While locating previously unidentified tombs is a worthy endeavour, perhaps even more important is preserving them. Many of these tombs are today open for viewing by the public and are the responsibility of the Egyptian Ministry of Antiquities. Maintaining the tombs is a complex and complicated job.
While it does not often rain in the desert, when it does, water pours off hills and runs over the land and into the wadis. Paving of parking lots, roads and paths to allow tomb visitors increases the flooding. Even though the Egyptians build barriers at the tomb entrances, water often flows into the tunnels causing irreversible damage to the tombs.
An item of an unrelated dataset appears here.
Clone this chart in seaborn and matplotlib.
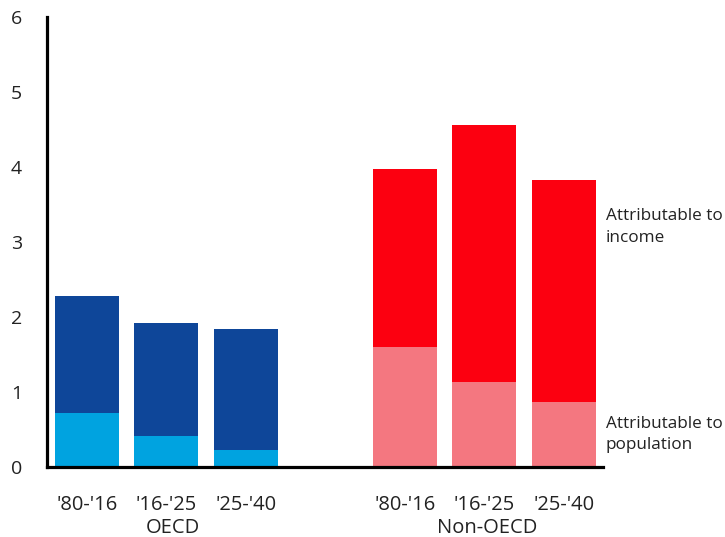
import pandas as pd
import seaborn as sns
import matplotlib.pyplot as plt

# values
periods = ["'80-'16", "'16-'25", "'25-'40"]
groups = ["OECD", "Non-OECD"]
oecd_population = [0.72, 0.41, 0.23]
oecd_income = [1.56, 1.51, 1.61]
nonoecd_population = [1.60, 1.13, 0.87]
nonoecd_income = [2.37, 3.43, 2.96]

slots = ["OECD 1", "OECD 2", "OECD 3", "gap", "Non-OECD 1", "Non-OECD 2", "Non-OECD 3"]
slot_labels = periods + [""] + periods

DARK_BLUE = "#0E4699"
LIGHT_BLUE = "#00A3E0"
RED = "#FC0010"
PINK = "#F47780"


def make_frame():
    rows = []
    for i, p in enumerate(periods):
        rows.append({"slot": slots[i], "group": "OECD", "population": oecd_population[i],
                     "total": oecd_population[i] + oecd_income[i]})
    for i, p in enumerate(periods):
        rows.append({"slot": slots[4 + i], "group": "Non-OECD", "population": nonoecd_population[i],
                     "total": nonoecd_population[i] + nonoecd_income[i]})
    return pd.DataFrame(rows)


def make_plot(data, filename):
    sns.set_style("white")
    plt.rcParams["font.family"] = ["Open Sans", "DejaVu Sans"]
    fig = plt.figure(figsize=(7.25, 5.37), dpi=100)
    ax = fig.add_axes([0.0648, 0.1304, 0.7676, 0.8379])

    top_colors = {s: (DARK_BLUE if g == "OECD" else RED) for s, g in zip(data["slot"], data["group"])}
    low_colors = {s: (LIGHT_BLUE if g == "OECD" else PINK) for s, g in zip(data["slot"], data["group"])}
    sns.barplot(data=data, x="slot", y="total", hue="slot", palette=top_colors, order=slots,
                width=0.8, saturation=1, legend=False, linewidth=0, ax=ax)
    sns.barplot(data=data, x="slot", y="population", hue="slot", palette=low_colors, order=slots,
                width=0.8, saturation=1, legend=False, linewidth=0, ax=ax)

    ax.set_xlim(-0.5, 6.5)
    ax.set_ylim(0, 6)
    ax.set_yticks(range(7))
    ax.set_xticks(range(7))
    ax.set_xticklabels(slot_labels)
    ax.set_xlabel("")
    ax.set_ylabel("")
    ax.tick_params(axis="y", length=0, pad=18, labelsize=14, colors="#222222")
    ax.tick_params(axis="x", length=0, pad=20, labelsize=14.5, colors="#222222")
    sns.despine(ax=ax)
    for side in ["left", "bottom"]:
        ax.spines[side].set_linewidth(2.3)
        ax.spines[side].set_color("black")

    trans = ax.get_xaxis_transform()
    ax.text(1.08, -0.136, groups[0], transform=trans, ha="center", va="center", fontsize=14.5, color="#222222")
    ax.text(5.04, -0.136, groups[1], transform=trans, ha="center", va="center", fontsize=14.5, color="#222222")

    ax.text(6.53, 3.2, "Attributable to\nincome", ha="left", va="center", fontsize=12.3,
            color="#222222", linespacing=1.45, clip_on=False)
    ax.text(6.53, 0.43, "Attributable to\npopulation", ha="left", va="center", fontsize=12.3,
            color="#222222", linespacing=1.45, clip_on=False)

    fig.savefig(filename, dpi=100)


data = make_frame()
make_plot(data, "out.png")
The open entrances, however, are not the only way water enters the tombs. Water finds the fracture concentrations beneath the fracture traces and seeps into the ground. If tombs are built along or below the traces, eventually water insinuates itself through the fractured rock and enters ruining the tomb in the process.
"If we can map the fracture traces and their associated fracture zones above and below ground, then we can see how to divert water so that it not only misses the tomb entrances, but also bypasses the permeable areas of the traces" says Richard Parizek.
Water entering tombs through the fractured rock also causes major damage to roofs and pillars. The researchers note that even without water, the pillars and roofs are more unstable on fracture zones. Because of these stability problems, many tombs are closed for fear of injury to visitors.